My recent visits to Belize (wonderfully warm, but soon to become
another failed state struggling nation), Australia (warm in the more
tropical parts, but already environmentally challenged and so very far
away), and New Zealand (delightful, lovely and full of smart,
knowledgeable people, but almost as cold as Canada) have persuaded me
that the country that I have called home for almost all of my life is,
perhaps, not where I or any other human was really meant to live. Whole
Village has invested an enormous amount of money and energy just to
keep its indoors comfortably warm -- geothermal, solar and masonry wood
furnaces. They have done wonderful work, but still, as anywhere in
Canada, it means that much of the year you have to retreat indoors.
This is not natural, not healthy, not entirely sustainable.
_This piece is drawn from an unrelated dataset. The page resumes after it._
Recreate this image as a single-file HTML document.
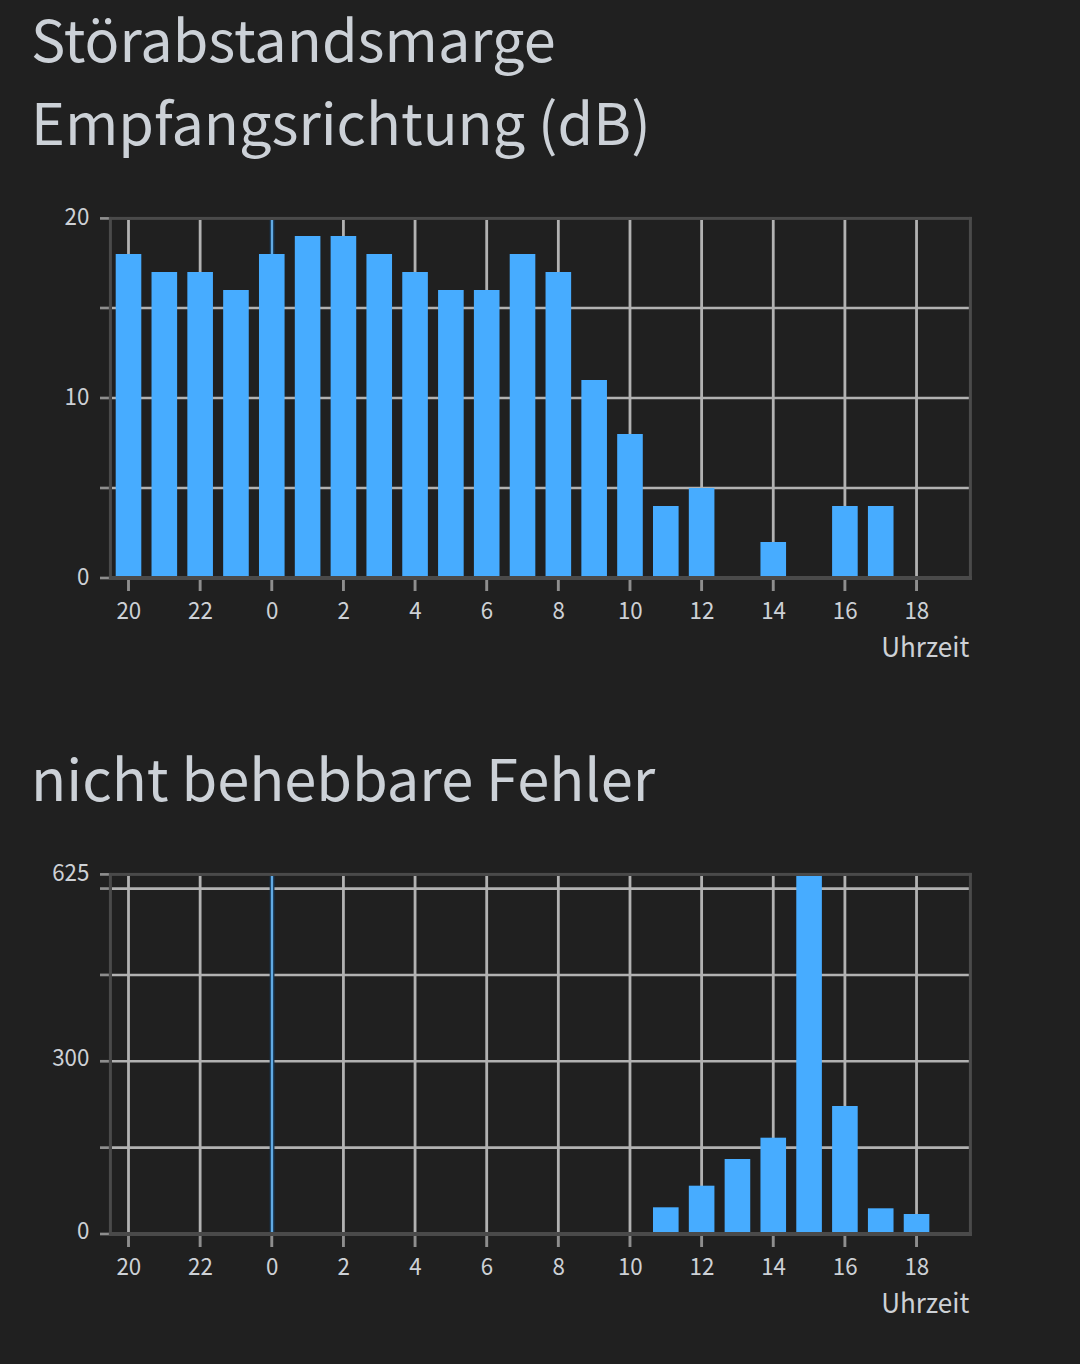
<!DOCTYPE html>
<html><head><meta charset="utf-8"><style>
html,body{margin:0;padding:0;background:#202020;}
body{width:1080px;height:1364px;overflow:hidden;position:relative;font-family:'Noto Sans CJK SC', 'Liberation Sans', sans-serif;}
h1{position:absolute;left:31px;margin:0;font-weight:400;font-size:57.6px;line-height:83px;color:#ccd1d7;white-space:nowrap;}
svg{position:absolute;left:0;top:0;}
.l{font-size:24px;fill:#cdd1d6;font-family:'Noto Sans CJK SC', 'Liberation Sans', sans-serif;}
.u{font-size:27.3px;fill:#cdd1d6;font-family:'Noto Sans CJK SC', 'Liberation Sans', sans-serif;}
</style></head><body>
<h1 style="top:-3.9px">Störabstandsmarge<br>Empfangsrichtung (dB)</h1>
<h1 style="top:735px;font-size:57.8px">nicht behebbare Fehler</h1>
<svg width="1080" height="1364" viewBox="0 0 1080 1364">
<line x1="111.90" x2="968.90" y1="488.00" y2="488.00" stroke="#b2b2b2" stroke-width="2.6"/>
<line x1="111.90" x2="968.90" y1="398.00" y2="398.00" stroke="#b2b2b2" stroke-width="2.6"/>
<line x1="111.90" x2="968.90" y1="308.00" y2="308.00" stroke="#b2b2b2" stroke-width="2.6"/>
<line x1="128.50" x2="128.50" y1="219.90" y2="576" stroke="#b2b2b2" stroke-width="2.8"/>
<line x1="200.14" x2="200.14" y1="219.90" y2="576" stroke="#b2b2b2" stroke-width="2.8"/>
<line x1="272.08" x2="272.08" y1="219.90" y2="576" stroke="#173a58" stroke-width="4.8"/>
<line x1="271.98" x2="271.98" y1="219.90" y2="576" stroke="#62aae3" stroke-width="2.2"/>
<line x1="343.42" x2="343.42" y1="219.90" y2="576" stroke="#b2b2b2" stroke-width="2.8"/>
<line x1="415.06" x2="415.06" y1="219.90" y2="576" stroke="#b2b2b2" stroke-width="2.8"/>
<line x1="486.70" x2="486.70" y1="219.90" y2="576" stroke="#b2b2b2" stroke-width="2.8"/>
<line x1="558.34" x2="558.34" y1="219.90" y2="576" stroke="#b2b2b2" stroke-width="2.8"/>
<line x1="629.98" x2="629.98" y1="219.90" y2="576" stroke="#b2b2b2" stroke-width="2.8"/>
<line x1="701.62" x2="701.62" y1="219.90" y2="576" stroke="#b2b2b2" stroke-width="2.8"/>
<line x1="773.26" x2="773.26" y1="219.90" y2="576" stroke="#b2b2b2" stroke-width="2.8"/>
<line x1="844.90" x2="844.90" y1="219.90" y2="576" stroke="#b2b2b2" stroke-width="2.8"/>
<line x1="916.54" x2="916.54" y1="219.90" y2="576" stroke="#b2b2b2" stroke-width="2.8"/>
<rect x="115.70" y="254.00" width="25.6" height="322.00" fill="#47acff"/>
<rect x="151.52" y="272.00" width="25.6" height="304.00" fill="#47acff"/>
<rect x="187.34" y="272.00" width="25.6" height="304.00" fill="#47acff"/>
<rect x="223.16" y="290.00" width="25.6" height="286.00" fill="#47acff"/>
<rect x="258.98" y="254.00" width="25.6" height="322.00" fill="#47acff"/>
<rect x="294.80" y="236.00" width="25.6" height="340.00" fill="#47acff"/>
<rect x="330.62" y="236.00" width="25.6" height="340.00" fill="#47acff"/>
<rect x="366.44" y="254.00" width="25.6" height="322.00" fill="#47acff"/>
<rect x="402.26" y="272.00" width="25.6" height="304.00" fill="#47acff"/>
<rect x="438.08" y="290.00" width="25.6" height="286.00" fill="#47acff"/>
<rect x="473.90" y="290.00" width="25.6" height="286.00" fill="#47acff"/>
<rect x="509.72" y="254.00" width="25.6" height="322.00" fill="#47acff"/>
<rect x="545.54" y="272.00" width="25.6" height="304.00" fill="#47acff"/>
<rect x="581.36" y="380.00" width="25.6" height="196.00" fill="#47acff"/>
<rect x="617.18" y="434.00" width="25.6" height="142.00" fill="#47acff"/>
<rect x="653.00" y="506.00" width="25.6" height="70.00" fill="#47acff"/>
<rect x="688.82" y="488.00" width="25.6" height="88.00" fill="#47acff"/>
<rect x="760.46" y="542.00" width="25.6" height="34.00" fill="#47acff"/>
<rect x="832.10" y="506.00" width="25.6" height="70.00" fill="#47acff"/>
<rect x="867.92" y="506.00" width="25.6" height="70.00" fill="#47acff"/>
<rect x="108.90" y="216.90" width="863.00" height="3" fill="#4a4a4a"/>
<rect x="108.90" y="216.90" width="3" height="363.10" fill="#4a4a4a"/>
<rect x="968.90" y="216.90" width="3" height="363.10" fill="#4a4a4a"/>
<rect x="108.90" y="576" width="863.00" height="4" fill="#4a4a4a"/>
<line x1="100" x2="108.90" y1="578.00" y2="578.00" stroke="#8e8e8e" stroke-width="2.7"/>
<line x1="100" x2="108.90" y1="488.00" y2="488.00" stroke="#8e8e8e" stroke-width="2.7"/>
<line x1="100" x2="108.90" y1="398.00" y2="398.00" stroke="#8e8e8e" stroke-width="2.7"/>
<line x1="100" x2="108.90" y1="308.00" y2="308.00" stroke="#8e8e8e" stroke-width="2.7"/>
<line x1="100" x2="108.90" y1="218.40" y2="218.40" stroke="#8e8e8e" stroke-width="2.7"/>
<line x1="128.50" x2="128.50" y1="580" y2="591" stroke="#8e8e8e" stroke-width="2.9"/>
<line x1="200.14" x2="200.14" y1="580" y2="591" stroke="#8e8e8e" stroke-width="2.9"/>
<line x1="271.78" x2="271.78" y1="580" y2="591" stroke="#8e8e8e" stroke-width="2.9"/>
<line x1="343.42" x2="343.42" y1="580" y2="591" stroke="#8e8e8e" stroke-width="2.9"/>
<line x1="415.06" x2="415.06" y1="580" y2="591" stroke="#8e8e8e" stroke-width="2.9"/>
<line x1="486.70" x2="486.70" y1="580" y2="591" stroke="#8e8e8e" stroke-width="2.9"/>
<line x1="558.34" x2="558.34" y1="580" y2="591" stroke="#8e8e8e" stroke-width="2.9"/>
<line x1="629.98" x2="629.98" y1="580" y2="591" stroke="#8e8e8e" stroke-width="2.9"/>
<line x1="701.62" x2="701.62" y1="580" y2="591" stroke="#8e8e8e" stroke-width="2.9"/>
<line x1="773.26" x2="773.26" y1="580" y2="591" stroke="#8e8e8e" stroke-width="2.9"/>
<line x1="844.90" x2="844.90" y1="580" y2="591" stroke="#8e8e8e" stroke-width="2.9"/>
<line x1="916.54" x2="916.54" y1="580" y2="591" stroke="#8e8e8e" stroke-width="2.9"/>
<text transform="translate(89.3 585.20) scale(0.93 1)" text-anchor="end" class="l">0</text>
<text transform="translate(89.3 405.20) scale(0.93 1)" text-anchor="end" class="l">10</text>
<text transform="translate(89.3 224.60) scale(0.93 1)" text-anchor="end" class="l">20</text>
<text transform="translate(128.80 618.60) scale(0.93 1)" text-anchor="middle" class="l">20</text>
<text transform="translate(200.44 618.60) scale(0.93 1)" text-anchor="middle" class="l">22</text>
<text transform="translate(272.08 618.60) scale(0.93 1)" text-anchor="middle" class="l">0</text>
<text transform="translate(343.72 618.60) scale(0.93 1)" text-anchor="middle" class="l">2</text>
<text transform="translate(415.36 618.60) scale(0.93 1)" text-anchor="middle" class="l">4</text>
<text transform="translate(487.00 618.60) scale(0.93 1)" text-anchor="middle" class="l">6</text>
<text transform="translate(558.64 618.60) scale(0.93 1)" text-anchor="middle" class="l">8</text>
<text transform="translate(630.28 618.60) scale(0.93 1)" text-anchor="middle" class="l">10</text>
<text transform="translate(701.92 618.60) scale(0.93 1)" text-anchor="middle" class="l">12</text>
<text transform="translate(773.56 618.60) scale(0.93 1)" text-anchor="middle" class="l">14</text>
<text transform="translate(845.20 618.60) scale(0.93 1)" text-anchor="middle" class="l">16</text>
<text transform="translate(916.84 618.60) scale(0.93 1)" text-anchor="middle" class="l">18</text>
<text transform="translate(969.3 656.60) scale(0.955 1)" text-anchor="end" class="u">Uhrzeit</text>
<line x1="111.90" x2="968.90" y1="1147.64" y2="1147.64" stroke="#b2b2b2" stroke-width="2.6"/>
<line x1="111.90" x2="968.90" y1="1061.29" y2="1061.29" stroke="#b2b2b2" stroke-width="2.6"/>
<line x1="111.90" x2="968.90" y1="974.93" y2="974.93" stroke="#b2b2b2" stroke-width="2.6"/>
<line x1="111.90" x2="968.90" y1="888.58" y2="888.58" stroke="#b2b2b2" stroke-width="2.6"/>
<line x1="128.50" x2="128.50" y1="875.90" y2="1232" stroke="#b2b2b2" stroke-width="2.8"/>
<line x1="200.14" x2="200.14" y1="875.90" y2="1232" stroke="#b2b2b2" stroke-width="2.8"/>
<line x1="272.08" x2="272.08" y1="875.90" y2="1232" stroke="#173a58" stroke-width="4.8"/>
<line x1="271.98" x2="271.98" y1="875.90" y2="1232" stroke="#62aae3" stroke-width="2.2"/>
<line x1="343.42" x2="343.42" y1="875.90" y2="1232" stroke="#b2b2b2" stroke-width="2.8"/>
<line x1="415.06" x2="415.06" y1="875.90" y2="1232" stroke="#b2b2b2" stroke-width="2.8"/>
<line x1="486.70" x2="486.70" y1="875.90" y2="1232" stroke="#b2b2b2" stroke-width="2.8"/>
<line x1="558.34" x2="558.34" y1="875.90" y2="1232" stroke="#b2b2b2" stroke-width="2.8"/>
<line x1="629.98" x2="629.98" y1="875.90" y2="1232" stroke="#b2b2b2" stroke-width="2.8"/>
<line x1="701.62" x2="701.62" y1="875.90" y2="1232" stroke="#b2b2b2" stroke-width="2.8"/>
<line x1="773.26" x2="773.26" y1="875.90" y2="1232" stroke="#b2b2b2" stroke-width="2.8"/>
<line x1="844.90" x2="844.90" y1="875.90" y2="1232" stroke="#b2b2b2" stroke-width="2.8"/>
<line x1="916.54" x2="916.54" y1="875.90" y2="1232" stroke="#b2b2b2" stroke-width="2.8"/>
<rect x="653.00" y="1207.30" width="25.6" height="24.70" fill="#47acff"/>
<rect x="688.82" y="1185.70" width="25.6" height="46.30" fill="#47acff"/>
<rect x="724.64" y="1159.00" width="25.6" height="73.00" fill="#47acff"/>
<rect x="760.46" y="1137.70" width="25.6" height="94.30" fill="#47acff"/>
<rect x="796.28" y="875.90" width="25.6" height="356.10" fill="#47acff"/>
<rect x="832.10" y="1106.00" width="25.6" height="126.00" fill="#47acff"/>
<rect x="867.92" y="1208.30" width="25.6" height="23.70" fill="#47acff"/>
<rect x="903.74" y="1214.00" width="25.6" height="18.00" fill="#47acff"/>
<rect x="108.90" y="872.90" width="863.00" height="3" fill="#4a4a4a"/>
<rect x="108.90" y="872.90" width="3" height="363.10" fill="#4a4a4a"/>
<rect x="968.90" y="872.90" width="3" height="363.10" fill="#4a4a4a"/>
<rect x="108.90" y="1232" width="863.00" height="4" fill="#4a4a4a"/>
<line x1="100" x2="108.90" y1="1234.00" y2="1234.00" stroke="#8e8e8e" stroke-width="2.7"/>
<line x1="100" x2="108.90" y1="1147.64" y2="1147.64" stroke="#8e8e8e" stroke-width="2.7"/>
<line x1="100" x2="108.90" y1="1061.29" y2="1061.29" stroke="#8e8e8e" stroke-width="2.7"/>
<line x1="100" x2="108.90" y1="974.93" y2="974.93" stroke="#8e8e8e" stroke-width="2.7"/>
<line x1="100" x2="108.90" y1="888.58" y2="888.58" stroke="#8e8e8e" stroke-width="2.7"/>
<line x1="100" x2="108.90" y1="874.40" y2="874.40" stroke="#8e8e8e" stroke-width="2.7"/>
<line x1="128.50" x2="128.50" y1="1236" y2="1247" stroke="#8e8e8e" stroke-width="2.9"/>
<line x1="200.14" x2="200.14" y1="1236" y2="1247" stroke="#8e8e8e" stroke-width="2.9"/>
<line x1="271.78" x2="271.78" y1="1236" y2="1247" stroke="#8e8e8e" stroke-width="2.9"/>
<line x1="343.42" x2="343.42" y1="1236" y2="1247" stroke="#8e8e8e" stroke-width="2.9"/>
<line x1="415.06" x2="415.06" y1="1236" y2="1247" stroke="#8e8e8e" stroke-width="2.9"/>
<line x1="486.70" x2="486.70" y1="1236" y2="1247" stroke="#8e8e8e" stroke-width="2.9"/>
<line x1="558.34" x2="558.34" y1="1236" y2="1247" stroke="#8e8e8e" stroke-width="2.9"/>
<line x1="629.98" x2="629.98" y1="1236" y2="1247" stroke="#8e8e8e" stroke-width="2.9"/>
<line x1="701.62" x2="701.62" y1="1236" y2="1247" stroke="#8e8e8e" stroke-width="2.9"/>
<line x1="773.26" x2="773.26" y1="1236" y2="1247" stroke="#8e8e8e" stroke-width="2.9"/>
<line x1="844.90" x2="844.90" y1="1236" y2="1247" stroke="#8e8e8e" stroke-width="2.9"/>
<line x1="916.54" x2="916.54" y1="1236" y2="1247" stroke="#8e8e8e" stroke-width="2.9"/>
<text transform="translate(89.3 1239.20) scale(0.93 1)" text-anchor="end" class="l">0</text>
<text transform="translate(89.3 1066.49) scale(0.93 1)" text-anchor="end" class="l">300</text>
<text transform="translate(89.3 880.60) scale(0.93 1)" text-anchor="end" class="l">625</text>
<text transform="translate(128.80 1274.60) scale(0.93 1)" text-anchor="middle" class="l">20</text>
<text transform="translate(200.44 1274.60) scale(0.93 1)" text-anchor="middle" class="l">22</text>
<text transform="translate(272.08 1274.60) scale(0.93 1)" text-anchor="middle" class="l">0</text>
<text transform="translate(343.72 1274.60) scale(0.93 1)" text-anchor="middle" class="l">2</text>
<text transform="translate(415.36 1274.60) scale(0.93 1)" text-anchor="middle" class="l">4</text>
<text transform="translate(487.00 1274.60) scale(0.93 1)" text-anchor="middle" class="l">6</text>
<text transform="translate(558.64 1274.60) scale(0.93 1)" text-anchor="middle" class="l">8</text>
<text transform="translate(630.28 1274.60) scale(0.93 1)" text-anchor="middle" class="l">10</text>
<text transform="translate(701.92 1274.60) scale(0.93 1)" text-anchor="middle" class="l">12</text>
<text transform="translate(773.56 1274.60) scale(0.93 1)" text-anchor="middle" class="l">14</text>
<text transform="translate(845.20 1274.60) scale(0.93 1)" text-anchor="middle" class="l">16</text>
<text transform="translate(916.84 1274.60) scale(0.93 1)" text-anchor="middle" class="l">18</text>
<text transform="translate(969.3 1312.60) scale(0.955 1)" text-anchor="end" class="u">Uhrzeit</text>
</svg>
</body></html>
- What this meant to me: When I retire, I will live someplace warmer, someplace where I can be outside almost all the time.
So
I will be revisiting Whole Village, to learn more and help out and
build new friendships as my time permits. But I will probably not be
joining as a member. More likely, when I retire, I'll be joining a
vegan IC in a warmer nation, probably one in an early stage so I can
have a hand in co-designing it, while striving for radical simplicity
and zero footprint. In the meantime? I haven't the faintest idea.
If
you have been looking for a way to live lighter on the land, find a
community of people with whom you share values and purpose, live more
responsibly and sustainably and self-sufficiently, the Intentional
Community model may be for you. There is a global list of ICs to contact, visit and explore, and books
about how to create your own. One of the residents of Whole Village,
Shane, spent much of the last two years visiting and documenting
eco-villages across North America in his very thorough eco-tour blog.
If
you're a regular reader of this blog, or if you've ever lived in an IC,
I'd be interested in knowing: Why wouldn't you consider living in an
Intentional Community? And what would it take to make you reconsider?